2012 Volume 19 Issue 4 Pages 385-396
Aim: The post-challenge glucose (PCG) level has been suggested to be superior to the fasting blood glucose (FG) level for predicting the risk of future cardiovascular disease (CVD); however, the extent of its superiority has not been consistently shown among previous cohort studies. Therefore, we conducted a meta-analysis to summarize the quantitative association of FG and PCG with CVD risk and compared the strengths of the two associations.
Method: Electronic literature searches using MEDLINE and EMBASE with an additional manual search were conducted for prospective observational studies of the association of FG and PCG with CVD risk. Studies were included if they were prospective studies in which the relative risk (RR) of CVD per 1 standard deviation increase in both FG and PCG could be estimated. Pooled relative risks for the incremental increase were calculated as RRFG and RRPCG using a bivariate random-effects model.
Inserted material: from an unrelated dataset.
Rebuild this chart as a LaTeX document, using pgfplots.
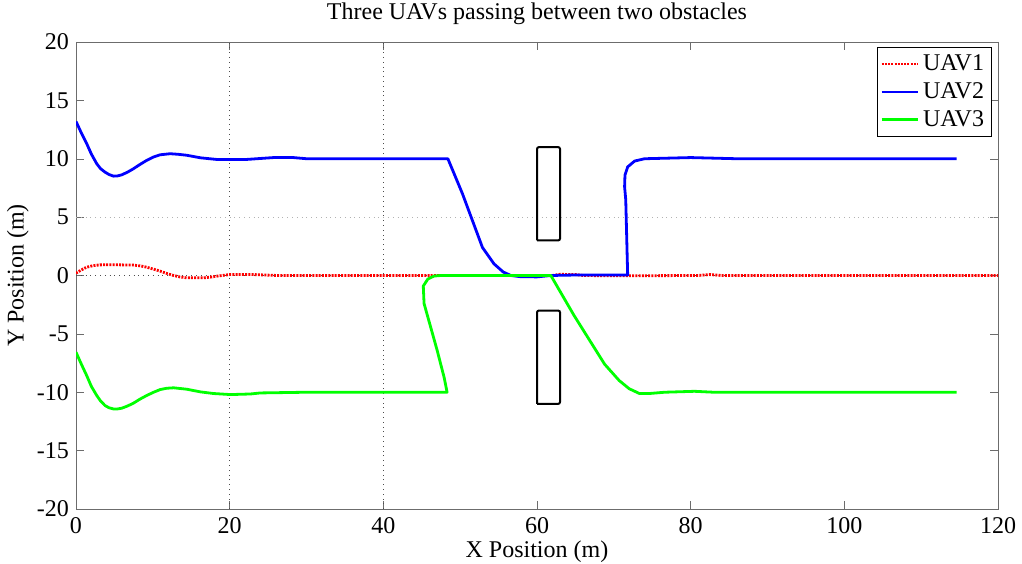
\documentclass[border=0pt]{standalone}
\usepackage{fontspec}
\setmainfont{Liberation Serif}
\usepackage{pgfplots}
\pgfplotsset{compat=1.18}
\begin{document}
\begin{tikzpicture}
\begin{axis}[
    scale only axis,
    width=461pt, height=233.5pt,
    xmin=0, xmax=120, ymin=-20, ymax=20,
    xtick={0,20,...,120},
    ytick={-20,-15,...,20},
    tick align=inside,
    major tick length=4pt,
    axis line style={gray!85!black},
    tick style={gray!85!black},
    /pgf/number format/assume math mode=true,
    every tick label/.append style={font=\fontsize{12}{14}\selectfont},
    xticklabel style={yshift=-0.5pt},
    title={Three UAVs passing between two obstacles},
    title style={font=\fontsize{12}{14}\selectfont, at={(rel axis cs:0.5,1)}, anchor=south, yshift=-1pt},
    xlabel={X Position (m)},
    xlabel style={font=\fontsize{12}{14}\selectfont, at={(rel axis cs:0.5,0)}, anchor=north, yshift=-12.5pt},
    ylabel={Y Position (m)},
    ylabel style={font=\fontsize{12}{14}\selectfont, at={(rel axis cs:-0.063,0.5)}, anchor=center},
    legend style={at={(rel axis cs:0.993,0.989)}, anchor=north east, draw=black, line width=0.5pt,
        font=\fontsize{12}{14}\selectfont, inner sep=1.5pt, row sep=0.5pt, cells={anchor=west}},
    legend image code/.code={\draw[#1] (0pt,0pt) -- (18pt,0pt);},
]
% the few grid lines that show in the original
\draw[black!70, dotted] (axis cs:20,-20) -- (axis cs:20,20);
\draw[black!70, dotted] (axis cs:40,-20) -- (axis cs:40,20);
\draw[black!30, dotted] (axis cs:0,5) -- (axis cs:120,5);
\draw[black!70, dotted] (axis cs:0,0) -- (axis cs:120,0);

\addplot[red, line width=1.4pt, dash pattern=on 1pt off 0.6pt, line join=round] coordinates {
(0,0.2)(0.7,0.48)(1.39,0.71)(2.2,0.84)(3.1,0.91)(5,0.92)(7.47,0.89)(8.4,0.82)
(9.2,0.71)(10.1,0.54)(10.96,0.37)(11.8,0.18)(12.7,0.0)(13.5,-0.12)(14.4,-0.2)
(16.6,-0.2)(17.5,-0.14)(18.3,-0.06)(20.1,0.09)(22.7,0.09)(26.2,0)(62,0)
(63,0.1)(65,0.08)(66,0)(70,-0.03)(81,0)(82.5,0.08)(84,0)(120,0)};
\addlegendentry{UAV1}

\addplot[blue, line width=1.4pt, line join=round] coordinates {
(0,13.2)(0.7,12.2)(1.39,11.3)(2.0,10.4)(2.7,9.57)(3.2,9.15)(3.78,8.85)(4.3,8.65)
(4.87,8.51)(5.4,8.53)(5.95,8.62)(6.7,8.85)(7.47,9.14)(8.3,9.5)(9.2,9.86)
(10.1,10.15)(10.96,10.34)(12.26,10.43)(13.3,10.38)(14.4,10.3)(16.2,10.08)
(18.3,9.94)(22.2,9.94)(25.7,10.1)(28.3,10.1)(30,10.0)(35,10.0)
(48.4,10.0)(50.3,7.0)(52.9,2.4)(54.4,1.0)(55.6,0.3)(56.6,0.0)
(57.8,-0.1)(60,-0.12)(61.8,0)(65.7,0.05)(71.8,0.05)(71.55,6.5)(71.4,7.6)
(71.45,8.6)(71.8,9.3)(72.7,9.8)(74,10.0)(77,10.05)(80,10.1)(83,10.05)
(86,10.0)(114.6,10.0)};
\addlegendentry{UAV2}

\addplot[green, line width=1.4pt, line join=round] coordinates {
(0,-6.57)(0.7,-7.6)(1.39,-8.57)(2.0,-9.5)(2.7,-10.28)(3.2,-10.75)(3.78,-11.14)
(4.3,-11.33)(4.87,-11.43)(5.4,-11.43)(5.95,-11.37)(6.7,-11.18)(7.47,-10.94)
(8.3,-10.6)(9.2,-10.28)(10.1,-10.0)(10.96,-9.77)(11.8,-9.66)(12.7,-9.62)
(14.4,-9.74)(16.2,-9.97)(17.9,-10.11)(20.1,-10.2)(22.7,-10.15)(24,-10.06)
(30,-10.0)(48.3,-10.0)(47.9,-8.7)(47,-6.4)(45.3,-2.4)
(45.2,-0.9)(45.8,-0.3)(46.6,-0.05)(47.5,0)(61.8,0)(64.8,-3.4)(68.8,-7.6)
(70.7,-9.0)(72,-9.7)(73.3,-10.1)(74.8,-10.1)(76.6,-10.0)(80.5,-9.92)
(83,-10.0)(114.6,-10.0)};
\addlegendentry{UAV3}

% obstacles
\addplot[black, line width=1pt, rounded corners=1pt, forget plot] coordinates {
(60,3)(63,3)(63,11)(60,11)(60,3)};
\addplot[black, line width=1pt, rounded corners=1pt, forget plot] coordinates {
(60,-11)(63,-11)(63,-3)(60,-3)(60,-11)};

\coordinate (sw) at (rel axis cs:0,0);
\coordinate (ne) at (rel axis cs:1,1);
\end{axis}
\pgfresetboundingbox
\path ([shift={(-38pt,-27.5pt)}]sw) rectangle ([shift={(12pt,21pt)}]ne);
\end{tikzpicture}
\end{document}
Result: Data were obtained from 14 eligible studies that included 70,889 participants and 2,927 cases. The pooled RRFG and RRPCG (95% confidence interval) were, respectively, 1.15 (1.06 to 1.26) and 1.24 (1.12 to 1.36); the difference was significant (P =0.001). The association of PCG with CVD risk was stronger in studies that targeted participants with a baseline mean FG < 100 mg/dl (P < 0.001) or mean age ≥ 55 years (P =0.004).
Conclusions: Overall, the association of PCG with CVD risk was stronger than that of FG by approximately 50% on a log scale. Measuring PCG is especially important in populations with relatively low FG levels or in the elderly, although it is often burdensome in routine clinical practice.